Initially, Eisner and the Imagineers came up with plans for a pavilion at EPCOT Center celebrating entertainment. The showpiece of the pavilion would be a dark ride looking at the history of the movies – which would become The Great Movie Ride at Disney-MGM Studios – while ancillary activities would give guests behind-the-scenes glimpses into the industry.

Eisner raised the stakes and elevated the idea to an entire theme park and even commissioned a fully functioning studio on the property. Guests could take a backlot tour, see animators at work, catch a glimpse of productions underway onsite, and even travel back in time to an idealized Hollywood heyday.

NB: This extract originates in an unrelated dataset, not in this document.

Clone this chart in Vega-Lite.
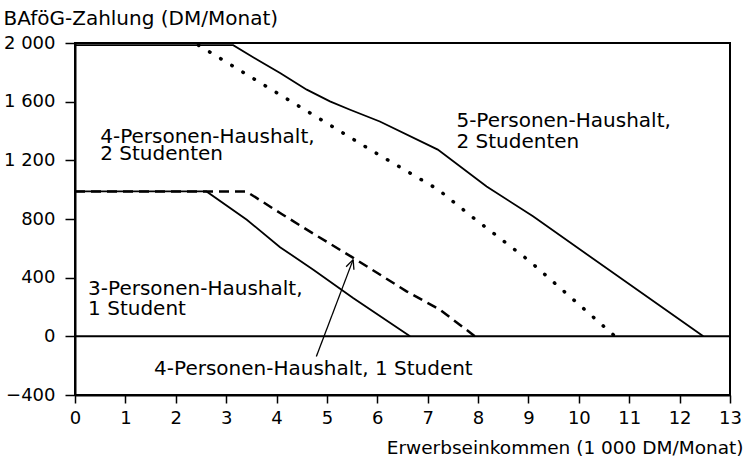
{
  "$schema": "https://vega.github.io/schema/vega-lite/v6.json",
  "width": 655,
  "height": 352,
  "autosize": {"type": "none"},
  "padding": {"left": 75, "top": 43, "right": 20, "bottom": 70},
  "background": "white",
  "config": {"view": {"stroke": "black", "strokeWidth": 2}, "font": "DejaVu Sans"},
  "datasets": {
    "curves": [
      {"series": "5-Personen-Haushalt, 2 Studenten", "x": 0, "y": 1985},
      {"series": "5-Personen-Haushalt, 2 Studenten", "x": 3.14, "y": 1985},
      {"series": "5-Personen-Haushalt, 2 Studenten", "x": 3.67, "y": 1875},
      {"series": "5-Personen-Haushalt, 2 Studenten", "x": 4.07, "y": 1795},
      {"series": "5-Personen-Haushalt, 2 Studenten", "x": 4.6, "y": 1682},
      {"series": "5-Personen-Haushalt, 2 Studenten", "x": 5.06, "y": 1602},
      {"series": "5-Personen-Haushalt, 2 Studenten", "x": 5.46, "y": 1545},
      {"series": "5-Personen-Haushalt, 2 Studenten", "x": 6.05, "y": 1465},
      {"series": "5-Personen-Haushalt, 2 Studenten", "x": 7.2, "y": 1273},
      {"series": "5-Personen-Haushalt, 2 Studenten", "x": 8.17, "y": 1022},
      {"series": "5-Personen-Haushalt, 2 Studenten", "x": 9.09, "y": 818},
      {"series": "5-Personen-Haushalt, 2 Studenten", "x": 12.47, "y": 0},
      {"series": "4-Personen-Haushalt, 2 Studenten", "x": 2.45, "y": 1985},
      {"series": "4-Personen-Haushalt, 2 Studenten", "x": 3.6, "y": 1745},
      {"series": "4-Personen-Haushalt, 2 Studenten", "x": 4.8, "y": 1495},
      {"series": "4-Personen-Haushalt, 2 Studenten", "x": 5.85, "y": 1275},
      {"series": "4-Personen-Haushalt, 2 Studenten", "x": 7.21, "y": 1000},
      {"series": "4-Personen-Haushalt, 2 Studenten", "x": 7.87, "y": 818},
      {"series": "4-Personen-Haushalt, 2 Studenten", "x": 9.03, "y": 511},
      {"series": "4-Personen-Haushalt, 2 Studenten", "x": 10.72, "y": 0},
      {"series": "4-Personen-Haushalt, 1 Student", "x": 0, "y": 988},
      {"series": "4-Personen-Haushalt, 1 Student", "x": 3.4, "y": 988},
      {"series": "4-Personen-Haushalt, 1 Student", "x": 4.07, "y": 841},
      {"series": "4-Personen-Haushalt, 1 Student", "x": 4.73, "y": 700},
      {"series": "4-Personen-Haushalt, 1 Student", "x": 5.5, "y": 540},
      {"series": "4-Personen-Haushalt, 1 Student", "x": 6.58, "y": 307},
      {"series": "4-Personen-Haushalt, 1 Student", "x": 7.24, "y": 182},
      {"series": "4-Personen-Haushalt, 1 Student", "x": 7.94, "y": 0},
      {"series": "3-Personen-Haushalt, 1 Student", "x": 0, "y": 988},
      {"series": "3-Personen-Haushalt, 1 Student", "x": 2.61, "y": 988},
      {"series": "3-Personen-Haushalt, 1 Student", "x": 3.41, "y": 795},
      {"series": "3-Personen-Haushalt, 1 Student", "x": 4.07, "y": 608},
      {"series": "3-Personen-Haushalt, 1 Student", "x": 4.73, "y": 454},
      {"series": "3-Personen-Haushalt, 1 Student", "x": 5.52, "y": 261},
      {"series": "3-Personen-Haushalt, 1 Student", "x": 6.65, "y": 0}
    ],
    "zero": [{"x": 0, "y": 0, "x2": 13, "y2": 0}],
    "arrow": [
      {"x": 4.79, "y": -137, "x2": 5.52, "y2": 523},
      {"x": 5.381, "y": 475, "x2": 5.52, "y2": 523},
      {"x": 5.536, "y": 454, "x2": 5.52, "y2": 523}
    ],
    "labels": [
      {"label": "4-Personen-Haushalt,\n2 Studenten", "x": 0.5, "y": 1320, "tight": true},
      {"label": "5-Personen-Haushalt,\n2 Studenten", "x": 7.57, "y": 1425, "tight": false},
      {"label": "3-Personen-Haushalt,\n1 Student", "x": 0.26, "y": 284, "tight": false},
      {"label": "4-Personen-Haushalt, 1 Student", "x": 1.57, "y": -266, "tight": false}
    ]
  },
  "encoding": {
    "x": {
      "field": "x", "type": "quantitative",
      "scale": {"domain": [0, 13], "nice": false, "zero": false},
      "axis": {
        "title": "Erwerbseinkommen (1 000 DM/Monat)",
        "values": [0, 1, 2, 3, 4, 5, 6, 7, 8, 9, 10, 11, 12, 13],
        "format": "d",
        "grid": false,
        "domainColor": "black", "domainWidth": 2,
        "tickColor": "black", "tickWidth": 1.5, "tickSize": 8,
        "labelFont": "DejaVu Sans", "labelFontSize": 18, "labelColor": "black",
        "labelPadding": 6, "labelFlush": false, "labelOverlap": false,
        "titleFont": "DejaVu Sans", "titleFontSize": 18.5, "titleFontWeight": "normal", "titleColor": "black",
        "titleAlign": "right", "titleBaseline": "alphabetic", "titleX": 668, "titleY": 58
      }
    },
    "y": {
      "field": "y", "type": "quantitative",
      "scale": {"domain": [-400, 2000], "nice": false, "zero": false},
      "axis": {
        "title": "BAföG-Zahlung (DM/Monat)",
        "values": [-400, 0, 400, 800, 1200, 1600, 2000],
        "labelExpr": "replace(format(datum.value, ','), ',', ' ')",
        "grid": false,
        "domainColor": "black", "domainWidth": 2,
        "tickColor": "black", "tickWidth": 1.5, "tickSize": 10,
        "labelFont": "DejaVu Sans", "labelFontSize": 18, "labelColor": "black",
        "labelPadding": 10, "labelOverlap": false,
        "titleFont": "DejaVu Sans", "titleFontSize": 20, "titleFontWeight": "normal", "titleColor": "black",
        "titleAngle": 0, "titleAlign": "left", "titleBaseline": "alphabetic", "titleX": -72, "titleY": -19
      }
    }
  },
  "layer": [
    {
      "data": {"name": "zero"},
      "mark": {"type": "rule", "color": "black", "strokeWidth": 2},
      "encoding": {"x2": {"field": "x2"}, "y2": {"field": "y2"}}
    },
    {
      "data": {"name": "curves"},
      "transform": [{"filter": "datum.series == '5-Personen-Haushalt, 2 Studenten' || datum.series == '3-Personen-Haushalt, 1 Student'"}],
      "mark": {"type": "line", "color": "black", "strokeWidth": 1.8},
      "encoding": {"detail": {"field": "series"}}
    },
    {
      "data": {"name": "curves"},
      "transform": [{"filter": "datum.series == '4-Personen-Haushalt, 2 Studenten'"}],
      "mark": {"type": "line", "color": "black", "strokeWidth": 3.5, "strokeCap": "round", "strokeDash": [0.5, 12.5]},
      "encoding": {"detail": {"field": "series"}}
    },
    {
      "data": {"name": "curves"},
      "transform": [{"filter": "datum.series == '4-Personen-Haushalt, 1 Student'"}],
      "mark": {"type": "line", "color": "black", "strokeWidth": 2.5, "strokeDash": [10, 6]},
      "encoding": {"detail": {"field": "series"}}
    },
    {
      "data": {"name": "arrow"},
      "mark": {"type": "rule", "color": "black", "strokeWidth": 1.3},
      "encoding": {"x2": {"field": "x2"}, "y2": {"field": "y2"}}
    },
    {
      "data": {"name": "labels"},
      "transform": [{"filter": "datum.tight"}],
      "mark": {"type": "text", "align": "left", "baseline": "alphabetic", "font": "DejaVu Sans", "fontSize": 20, "color": "black", "lineBreak": "\n", "lineHeight": 17.5},
      "encoding": {"text": {"field": "label"}}
    },
    {
      "data": {"name": "labels"},
      "transform": [{"filter": "!datum.tight"}],
      "mark": {"type": "text", "align": "left", "baseline": "alphabetic", "font": "DejaVu Sans", "fontSize": 20, "color": "black", "lineBreak": "\n", "lineHeight": 20.5},
      "encoding": {"text": {"field": "label"}}
    }
  ]
}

With the advent of home video and its backstage documentaries, guests no longer had the need to see what goes on behind their favorite productions, so Disney’s Hollywood Studios has drifted from its original mission. Disney doesn’t really utilize Orlando for new productions, either. But the theme park still celebrates the industry in exhilarating ways and provides some of Walt Disney World’s biggest thrills.

1. Beauty and the Beast (1991)

While The Little Mermaid resurrected Disney Animation from certain death, Beauty and the Beast raised animation as an art form in a way moviegoers really hadn’t seen since the days of Walt Disney. And the studio received an unprecedented honor as a result.

After completing The Little Mermaid, Disney turned to the classic French story of a young woman who falls prey to, then falls in love with, a misunderstood beastly creature. Others had told the story time and time again, but Disney of course put their own spin on it, with a bookish yet headstrong heroine in Belle and a Beast who truly wanted to be a better creature.

Beauty and the Beast boasted an expert voice cast, including legends like Angela Lansbury and Jerry Orbach, and delightful music by Alan Menken and Howard Ashman (his last full-length work before passing away). The film’s beautiful animation, powerful story, and spellbinding music garnered a surprising Best Picture nomination, a first for an animated feature and a feat that would not repeat until Up received the honor 18 years later. Surely Walt would have been proud.